» Exercise goal:
Below are records to be output exactly, every one of them.

» Material supplied:

************

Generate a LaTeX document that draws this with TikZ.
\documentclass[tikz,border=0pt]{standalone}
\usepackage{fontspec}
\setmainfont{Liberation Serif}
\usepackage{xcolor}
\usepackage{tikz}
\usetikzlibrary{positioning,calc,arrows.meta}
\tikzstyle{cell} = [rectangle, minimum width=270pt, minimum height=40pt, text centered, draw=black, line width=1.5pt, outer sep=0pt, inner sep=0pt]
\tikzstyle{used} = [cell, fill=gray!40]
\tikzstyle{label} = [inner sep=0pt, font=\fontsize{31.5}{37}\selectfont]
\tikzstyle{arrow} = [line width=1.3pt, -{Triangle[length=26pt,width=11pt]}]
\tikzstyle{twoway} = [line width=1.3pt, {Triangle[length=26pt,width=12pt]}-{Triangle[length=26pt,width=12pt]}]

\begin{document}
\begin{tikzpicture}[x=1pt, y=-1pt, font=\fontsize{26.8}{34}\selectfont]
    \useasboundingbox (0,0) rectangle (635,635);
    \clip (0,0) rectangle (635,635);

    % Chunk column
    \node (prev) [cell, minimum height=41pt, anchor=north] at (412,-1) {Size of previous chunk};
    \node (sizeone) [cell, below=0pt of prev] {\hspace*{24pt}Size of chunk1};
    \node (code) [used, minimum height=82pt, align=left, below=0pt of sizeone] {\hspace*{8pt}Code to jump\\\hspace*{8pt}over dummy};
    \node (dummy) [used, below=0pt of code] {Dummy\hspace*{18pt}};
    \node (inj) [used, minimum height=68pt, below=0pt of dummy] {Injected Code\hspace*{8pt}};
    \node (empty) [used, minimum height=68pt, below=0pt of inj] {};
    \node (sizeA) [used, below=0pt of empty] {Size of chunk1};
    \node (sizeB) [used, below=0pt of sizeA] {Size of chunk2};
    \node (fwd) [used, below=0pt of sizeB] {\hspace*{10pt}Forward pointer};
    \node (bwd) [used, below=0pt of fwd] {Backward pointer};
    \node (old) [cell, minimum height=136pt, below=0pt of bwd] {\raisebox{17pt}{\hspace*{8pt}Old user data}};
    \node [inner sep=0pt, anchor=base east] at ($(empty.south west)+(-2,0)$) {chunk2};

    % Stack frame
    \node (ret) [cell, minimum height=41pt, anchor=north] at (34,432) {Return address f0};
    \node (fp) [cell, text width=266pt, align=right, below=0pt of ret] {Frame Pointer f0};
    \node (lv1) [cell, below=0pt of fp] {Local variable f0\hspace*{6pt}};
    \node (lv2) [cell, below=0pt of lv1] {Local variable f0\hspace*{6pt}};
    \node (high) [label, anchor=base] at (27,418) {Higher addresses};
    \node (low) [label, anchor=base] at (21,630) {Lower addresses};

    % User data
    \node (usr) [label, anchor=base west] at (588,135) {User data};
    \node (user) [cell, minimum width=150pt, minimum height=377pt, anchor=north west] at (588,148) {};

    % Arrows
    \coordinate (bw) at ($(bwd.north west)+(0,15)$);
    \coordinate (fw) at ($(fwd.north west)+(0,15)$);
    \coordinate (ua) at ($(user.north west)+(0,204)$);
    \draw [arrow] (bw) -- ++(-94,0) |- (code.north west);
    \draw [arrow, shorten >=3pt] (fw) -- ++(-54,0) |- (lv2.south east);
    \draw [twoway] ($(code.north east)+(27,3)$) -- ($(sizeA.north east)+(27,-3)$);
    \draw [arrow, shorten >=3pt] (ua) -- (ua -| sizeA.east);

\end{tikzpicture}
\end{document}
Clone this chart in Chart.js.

************

» Exercise response:
Generate a LaTeX document that draws this with TikZ.
\documentclass[tikz,border=0pt]{standalone}
\usepackage{fontspec}
\setmainfont{Liberation Serif}
\usepackage{xcolor}
\usepackage{tikz}
\usetikzlibrary{positioning,calc,arrows.meta}
\tikzstyle{cell} = [rectangle, minimum width=270pt, minimum height=40pt, text centered, draw=black, line width=1.5pt, outer sep=0pt, inner sep=0pt]
\tikzstyle{used} = [cell, fill=gray!40]
\tikzstyle{label} = [inner sep=0pt, font=\fontsize{31.5}{37}\selectfont]
\tikzstyle{arrow} = [line width=1.3pt, -{Triangle[length=26pt,width=11pt]}]
\tikzstyle{twoway} = [line width=1.3pt, {Triangle[length=26pt,width=12pt]}-{Triangle[length=26pt,width=12pt]}]

\begin{document}
\begin{tikzpicture}[x=1pt, y=-1pt, font=\fontsize{26.8}{34}\selectfont]
    \useasboundingbox (0,0) rectangle (635,635);
    \clip (0,0) rectangle (635,635);

    % Chunk column
    \node (prev) [cell, minimum height=41pt, anchor=north] at (412,-1) {Size of previous chunk};
    \node (sizeone) [cell, below=0pt of prev] {\hspace*{24pt}Size of chunk1};
    \node (code) [used, minimum height=82pt, align=left, below=0pt of sizeone] {\hspace*{8pt}Code to jump\\\hspace*{8pt}over dummy};
    \node (dummy) [used, below=0pt of code] {Dummy\hspace*{18pt}};
    \node (inj) [used, minimum height=68pt, below=0pt of dummy] {Injected Code\hspace*{8pt}};
    \node (empty) [used, minimum height=68pt, below=0pt of inj] {};
    \node (sizeA) [used, below=0pt of empty] {Size of chunk1};
    \node (sizeB) [used, below=0pt of sizeA] {Size of chunk2};
    \node (fwd) [used, below=0pt of sizeB] {\hspace*{10pt}Forward pointer};
    \node (bwd) [used, below=0pt of fwd] {Backward pointer};
    \node (old) [cell, minimum height=136pt, below=0pt of bwd] {\raisebox{17pt}{\hspace*{8pt}Old user data}};
    \node [inner sep=0pt, anchor=base east] at ($(empty.south west)+(-2,0)$) {chunk2};

    % Stack frame
    \node (ret) [cell, minimum height=41pt, anchor=north] at (34,432) {Return address f0};
    \node (fp) [cell, text width=266pt, align=right, below=0pt of ret] {Frame Pointer f0};
    \node (lv1) [cell, below=0pt of fp] {Local variable f0\hspace*{6pt}};
    \node (lv2) [cell, below=0pt of lv1] {Local variable f0\hspace*{6pt}};
    \node (high) [label, anchor=base] at (27,418) {Higher addresses};
    \node (low) [label, anchor=base] at (21,630) {Lower addresses};

    % User data
    \node (usr) [label, anchor=base west] at (588,135) {User data};
    \node (user) [cell, minimum width=150pt, minimum height=377pt, anchor=north west] at (588,148) {};

    % Arrows
    \coordinate (bw) at ($(bwd.north west)+(0,15)$);
    \coordinate (fw) at ($(fwd.north west)+(0,15)$);
    \coordinate (ua) at ($(user.north west)+(0,204)$);
    \draw [arrow] (bw) -- ++(-94,0) |- (code.north west);
    \draw [arrow, shorten >=3pt] (fw) -- ++(-54,0) |- (lv2.south east);
    \draw [twoway] ($(code.north east)+(27,3)$) -- ($(sizeA.north east)+(27,-3)$);
    \draw [arrow, shorten >=3pt] (ua) -- (ua -| sizeA.east);

\end{tikzpicture}
\end{document}
Clone this chart in Chart.js.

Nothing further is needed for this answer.